→ **What you need to do**: Print the material below exactly as it stands, please, from its first line to the line holding "Arial, Helvetica, sans-serif';", with no pictures.

→ **Source data**:
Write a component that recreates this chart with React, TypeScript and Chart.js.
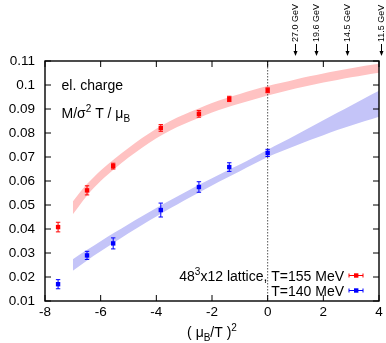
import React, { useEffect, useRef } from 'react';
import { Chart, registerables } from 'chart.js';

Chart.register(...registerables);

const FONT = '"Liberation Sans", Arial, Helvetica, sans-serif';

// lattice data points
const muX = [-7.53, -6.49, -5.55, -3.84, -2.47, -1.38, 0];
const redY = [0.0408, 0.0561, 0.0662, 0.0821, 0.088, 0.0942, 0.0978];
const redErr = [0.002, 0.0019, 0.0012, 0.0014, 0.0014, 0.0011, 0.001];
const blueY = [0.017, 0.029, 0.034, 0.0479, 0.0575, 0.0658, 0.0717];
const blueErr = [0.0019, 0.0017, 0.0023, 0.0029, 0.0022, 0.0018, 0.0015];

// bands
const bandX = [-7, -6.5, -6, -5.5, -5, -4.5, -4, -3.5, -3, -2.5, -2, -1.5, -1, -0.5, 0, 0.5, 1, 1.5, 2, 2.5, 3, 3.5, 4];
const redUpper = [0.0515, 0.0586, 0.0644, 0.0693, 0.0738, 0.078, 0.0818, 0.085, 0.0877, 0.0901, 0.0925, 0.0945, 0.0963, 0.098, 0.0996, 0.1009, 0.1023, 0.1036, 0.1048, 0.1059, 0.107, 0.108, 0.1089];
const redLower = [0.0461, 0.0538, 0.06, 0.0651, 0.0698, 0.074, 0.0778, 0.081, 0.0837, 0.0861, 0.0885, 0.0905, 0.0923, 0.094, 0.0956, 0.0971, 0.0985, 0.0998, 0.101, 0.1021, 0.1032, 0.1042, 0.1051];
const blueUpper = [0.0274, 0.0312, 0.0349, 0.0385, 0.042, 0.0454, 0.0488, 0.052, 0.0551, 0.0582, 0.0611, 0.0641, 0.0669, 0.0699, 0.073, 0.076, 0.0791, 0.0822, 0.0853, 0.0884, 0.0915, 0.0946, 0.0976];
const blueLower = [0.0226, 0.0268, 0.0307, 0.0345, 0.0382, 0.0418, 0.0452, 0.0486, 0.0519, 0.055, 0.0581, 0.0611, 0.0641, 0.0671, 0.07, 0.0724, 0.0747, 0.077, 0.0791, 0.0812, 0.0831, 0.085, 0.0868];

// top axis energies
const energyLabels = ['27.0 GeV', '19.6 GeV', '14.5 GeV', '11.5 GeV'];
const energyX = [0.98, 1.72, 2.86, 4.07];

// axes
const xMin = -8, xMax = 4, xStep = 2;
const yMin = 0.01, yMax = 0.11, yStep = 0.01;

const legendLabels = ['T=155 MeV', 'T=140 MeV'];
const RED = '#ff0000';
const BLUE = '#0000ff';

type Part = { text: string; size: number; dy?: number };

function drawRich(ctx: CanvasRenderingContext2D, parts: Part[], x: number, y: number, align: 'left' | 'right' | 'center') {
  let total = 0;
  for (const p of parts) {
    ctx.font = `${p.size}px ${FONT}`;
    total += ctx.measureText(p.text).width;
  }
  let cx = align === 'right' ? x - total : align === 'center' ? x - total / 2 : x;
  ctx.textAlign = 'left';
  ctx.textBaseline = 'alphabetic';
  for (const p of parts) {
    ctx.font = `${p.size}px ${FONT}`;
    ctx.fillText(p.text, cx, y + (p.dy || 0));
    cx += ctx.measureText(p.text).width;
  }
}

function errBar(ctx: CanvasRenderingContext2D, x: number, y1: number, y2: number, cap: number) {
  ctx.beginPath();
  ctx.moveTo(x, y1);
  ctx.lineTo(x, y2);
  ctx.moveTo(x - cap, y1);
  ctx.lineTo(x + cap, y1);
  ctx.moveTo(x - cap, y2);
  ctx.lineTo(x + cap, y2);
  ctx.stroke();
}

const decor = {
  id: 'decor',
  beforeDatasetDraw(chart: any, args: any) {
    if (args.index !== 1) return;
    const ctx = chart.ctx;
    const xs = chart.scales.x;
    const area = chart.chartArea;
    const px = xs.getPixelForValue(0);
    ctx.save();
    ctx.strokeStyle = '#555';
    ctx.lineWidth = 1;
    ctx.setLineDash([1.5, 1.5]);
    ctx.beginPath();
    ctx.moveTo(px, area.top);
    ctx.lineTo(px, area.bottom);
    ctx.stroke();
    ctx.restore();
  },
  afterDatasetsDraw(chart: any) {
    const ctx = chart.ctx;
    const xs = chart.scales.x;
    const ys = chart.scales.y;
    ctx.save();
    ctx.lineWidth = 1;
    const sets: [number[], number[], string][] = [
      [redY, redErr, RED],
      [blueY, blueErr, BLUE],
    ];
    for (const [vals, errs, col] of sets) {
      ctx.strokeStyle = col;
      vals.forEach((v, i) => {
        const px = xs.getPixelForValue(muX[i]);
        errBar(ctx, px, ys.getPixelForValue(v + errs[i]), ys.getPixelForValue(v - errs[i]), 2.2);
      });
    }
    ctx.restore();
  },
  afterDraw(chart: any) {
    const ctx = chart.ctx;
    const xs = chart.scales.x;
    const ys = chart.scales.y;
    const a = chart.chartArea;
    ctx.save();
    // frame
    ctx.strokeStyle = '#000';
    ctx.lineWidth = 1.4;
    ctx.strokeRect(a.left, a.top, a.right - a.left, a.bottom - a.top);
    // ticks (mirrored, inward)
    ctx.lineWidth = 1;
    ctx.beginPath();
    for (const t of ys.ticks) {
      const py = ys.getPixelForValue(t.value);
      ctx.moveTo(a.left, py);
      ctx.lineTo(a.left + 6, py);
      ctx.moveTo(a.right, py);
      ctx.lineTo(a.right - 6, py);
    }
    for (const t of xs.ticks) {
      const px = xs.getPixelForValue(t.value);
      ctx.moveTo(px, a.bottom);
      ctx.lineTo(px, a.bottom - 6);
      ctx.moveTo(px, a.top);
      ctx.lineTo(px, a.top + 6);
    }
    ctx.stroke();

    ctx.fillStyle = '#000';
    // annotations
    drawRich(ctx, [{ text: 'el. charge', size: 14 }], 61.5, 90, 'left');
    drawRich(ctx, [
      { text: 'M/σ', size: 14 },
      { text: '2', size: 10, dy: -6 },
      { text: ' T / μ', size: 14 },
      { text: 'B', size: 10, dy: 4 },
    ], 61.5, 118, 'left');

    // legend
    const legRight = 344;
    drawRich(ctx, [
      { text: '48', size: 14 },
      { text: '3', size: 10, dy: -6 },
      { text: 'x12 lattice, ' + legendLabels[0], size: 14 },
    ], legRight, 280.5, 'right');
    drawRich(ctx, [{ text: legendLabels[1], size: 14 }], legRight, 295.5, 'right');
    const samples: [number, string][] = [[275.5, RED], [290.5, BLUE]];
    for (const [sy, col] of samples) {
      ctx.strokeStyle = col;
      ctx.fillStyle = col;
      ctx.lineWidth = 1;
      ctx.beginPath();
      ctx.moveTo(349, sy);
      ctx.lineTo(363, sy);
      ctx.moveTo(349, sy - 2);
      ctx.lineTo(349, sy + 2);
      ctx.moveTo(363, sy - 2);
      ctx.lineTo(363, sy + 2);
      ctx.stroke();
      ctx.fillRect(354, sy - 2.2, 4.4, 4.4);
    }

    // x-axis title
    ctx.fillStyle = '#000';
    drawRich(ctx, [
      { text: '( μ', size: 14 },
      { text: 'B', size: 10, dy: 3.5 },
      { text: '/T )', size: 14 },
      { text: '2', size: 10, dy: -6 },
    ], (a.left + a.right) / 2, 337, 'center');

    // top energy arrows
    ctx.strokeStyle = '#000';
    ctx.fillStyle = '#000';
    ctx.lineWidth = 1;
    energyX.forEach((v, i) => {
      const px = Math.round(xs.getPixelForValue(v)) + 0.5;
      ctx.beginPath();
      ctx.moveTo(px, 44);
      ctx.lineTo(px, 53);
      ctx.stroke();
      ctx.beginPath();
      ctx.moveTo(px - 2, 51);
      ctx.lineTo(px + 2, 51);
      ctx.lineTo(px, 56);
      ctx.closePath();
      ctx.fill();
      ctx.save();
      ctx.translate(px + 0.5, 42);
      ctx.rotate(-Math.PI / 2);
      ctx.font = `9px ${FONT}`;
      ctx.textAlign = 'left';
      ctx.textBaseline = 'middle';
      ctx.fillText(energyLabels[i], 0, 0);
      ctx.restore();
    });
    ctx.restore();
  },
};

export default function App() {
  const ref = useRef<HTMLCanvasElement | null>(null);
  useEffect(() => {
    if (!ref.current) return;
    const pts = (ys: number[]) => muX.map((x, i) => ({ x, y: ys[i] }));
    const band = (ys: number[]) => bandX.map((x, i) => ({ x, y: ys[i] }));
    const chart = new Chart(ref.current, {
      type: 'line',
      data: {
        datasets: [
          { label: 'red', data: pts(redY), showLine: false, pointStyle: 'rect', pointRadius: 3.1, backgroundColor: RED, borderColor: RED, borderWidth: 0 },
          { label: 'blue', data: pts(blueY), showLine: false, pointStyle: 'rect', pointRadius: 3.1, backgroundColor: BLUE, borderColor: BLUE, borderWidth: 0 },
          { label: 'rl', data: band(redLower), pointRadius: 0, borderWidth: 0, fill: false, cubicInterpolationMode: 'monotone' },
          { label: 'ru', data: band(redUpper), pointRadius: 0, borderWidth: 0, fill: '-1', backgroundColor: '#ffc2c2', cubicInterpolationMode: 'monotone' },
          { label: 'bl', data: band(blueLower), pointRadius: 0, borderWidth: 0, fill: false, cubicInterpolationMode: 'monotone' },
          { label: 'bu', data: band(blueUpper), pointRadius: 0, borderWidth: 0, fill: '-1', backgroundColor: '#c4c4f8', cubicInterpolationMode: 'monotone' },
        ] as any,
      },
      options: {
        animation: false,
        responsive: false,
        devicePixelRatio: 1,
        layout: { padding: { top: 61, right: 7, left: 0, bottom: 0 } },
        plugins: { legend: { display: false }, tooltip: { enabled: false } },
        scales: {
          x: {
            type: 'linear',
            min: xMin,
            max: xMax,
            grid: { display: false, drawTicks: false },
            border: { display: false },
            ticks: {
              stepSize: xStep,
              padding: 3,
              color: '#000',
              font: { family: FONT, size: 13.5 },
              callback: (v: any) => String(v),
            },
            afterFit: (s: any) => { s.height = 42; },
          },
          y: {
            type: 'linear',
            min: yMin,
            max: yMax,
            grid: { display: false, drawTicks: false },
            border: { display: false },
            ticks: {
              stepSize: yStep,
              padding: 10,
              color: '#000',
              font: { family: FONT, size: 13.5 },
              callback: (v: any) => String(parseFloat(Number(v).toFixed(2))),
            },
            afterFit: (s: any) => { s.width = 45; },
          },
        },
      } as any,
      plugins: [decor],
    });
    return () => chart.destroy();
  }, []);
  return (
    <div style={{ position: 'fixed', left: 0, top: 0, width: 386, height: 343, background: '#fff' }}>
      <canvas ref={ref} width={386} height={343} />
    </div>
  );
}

→ **Answer to the exercise**:
Write a component that recreates this chart with React, TypeScript and Chart.js.
import React, { useEffect, useRef } from 'react';
import { Chart, registerables } from 'chart.js';

Chart.register(...registerables);

const FONT = '"Liberation Sans", Arial, Helvetica, sans-serif';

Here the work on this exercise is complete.